Objective:
Transcribe the full listing exactly, and drop every picture.

Recorded information:
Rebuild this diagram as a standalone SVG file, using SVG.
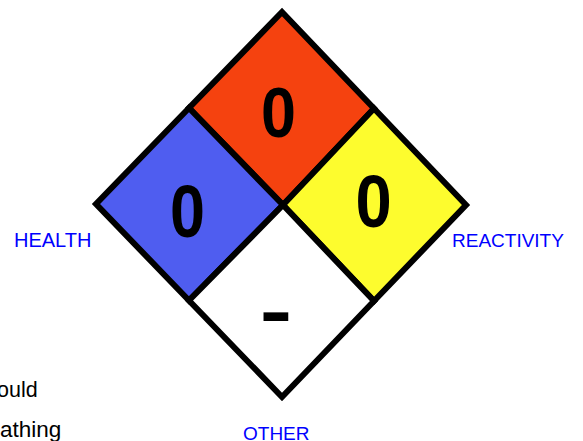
<svg xmlns="http://www.w3.org/2000/svg" width="583" height="441" viewBox="0 0 583 441">
<style>
.q{stroke:#000;stroke-width:6;stroke-linejoin:miter}
.num{font-family:"Liberation Sans",Arial,sans-serif;font-weight:bold;font-size:74px;fill:#000;text-anchor:middle}
.lbl{font-family:"Liberation Sans",Arial,sans-serif;font-size:19px;fill:#0000ff}
.txt{font-family:"Liberation Sans",Arial,sans-serif;font-size:21.5px;fill:#000}
</style>
<rect width="583" height="441" fill="#fff"/>
<g id="flammability">
<polygon class="q" fill="#f5420f" points="282,12 374,108.5 283,205 189,108"/>
<text class="num" transform="translate(278.5,137) scale(0.85,0.96)">0</text>
</g>
<g id="health">
<polygon class="q" fill="#4f5df0" points="189,108 283,205 189,300.5 96,204"/>
<text class="num" transform="translate(187.5,237) scale(0.85,1)">0</text>
</g>
<g id="reactivity">
<polygon class="q" fill="#fdfc2e" points="374,108.5 466,205 374,301 283,205"/>
<text class="num" transform="translate(373.5,227) scale(0.88,1)">0</text>
</g>
<g id="other">
<polygon class="q" fill="#fff" points="283,205 374,301 282,397 189,300.5"/>
<text class="num" style="font-size:50px" transform="translate(276,340) scale(1,1.75)">–</text>
</g>
<g id="labels">
<text class="lbl" x="14" y="247" style="font-size:20px">HEALTH</text>
<text class="lbl" x="452" y="247">REACTIVITY</text>
<text class="lbl" x="243" y="439.5">OTHER</text>
</g>
<g id="fragments">
<text class="txt" x="-3" y="397">ould</text>
<text class="txt" x="0" y="437" style="font-size:22.5px">athing</text>
</g>
</svg>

Response:
Rebuild this diagram as a standalone SVG file, using SVG.
<svg xmlns="http://www.w3.org/2000/svg" width="583" height="441" viewBox="0 0 583 441">
<style>
.q{stroke:#000;stroke-width:6;stroke-linejoin:miter}
.num{font-family:"Liberation Sans",Arial,sans-serif;font-weight:bold;font-size:74px;fill:#000;text-anchor:middle}
.lbl{font-family:"Liberation Sans",Arial,sans-serif;font-size:19px;fill:#0000ff}
.txt{font-family:"Liberation Sans",Arial,sans-serif;font-size:21.5px;fill:#000}
</style>
<rect width="583" height="441" fill="#fff"/>
<g id="flammability">
<polygon class="q" fill="#f5420f" points="282,12 374,108.5 283,205 189,108"/>
<text class="num" transform="translate(278.5,137) scale(0.85,0.96)">0</text>
</g>
<g id="health">
<polygon class="q" fill="#4f5df0" points="189,108 283,205 189,300.5 96,204"/>
<text class="num" transform="translate(187.5,237) scale(0.85,1)">0</text>
</g>
<g id="reactivity">
<polygon class="q" fill="#fdfc2e" points="374,108.5 466,205 374,301 283,205"/>
<text class="num" transform="translate(373.5,227) scale(0.88,1)">0</text>
</g>
<g id="other">
<polygon class="q" fill="#fff" points="283,205 374,301 282,397 189,300.5"/>
<text class="num" style="font-size:50px" transform="translate(276,340) scale(1,1.75)">–</text>
</g>
<g id="labels">
<text class="lbl" x="14" y="247" style="font-size:20px">HEALTH</text>
<text class="lbl" x="452" y="247">REACTIVITY</text>
<text class="lbl" x="243" y="439.5">OTHER</text>
</g>
<g id="fragments">
<text class="txt" x="-3" y="397">ould</text>
<text class="txt" x="0" y="437" style="font-size:22.5px">athing</text>
</g>
</svg>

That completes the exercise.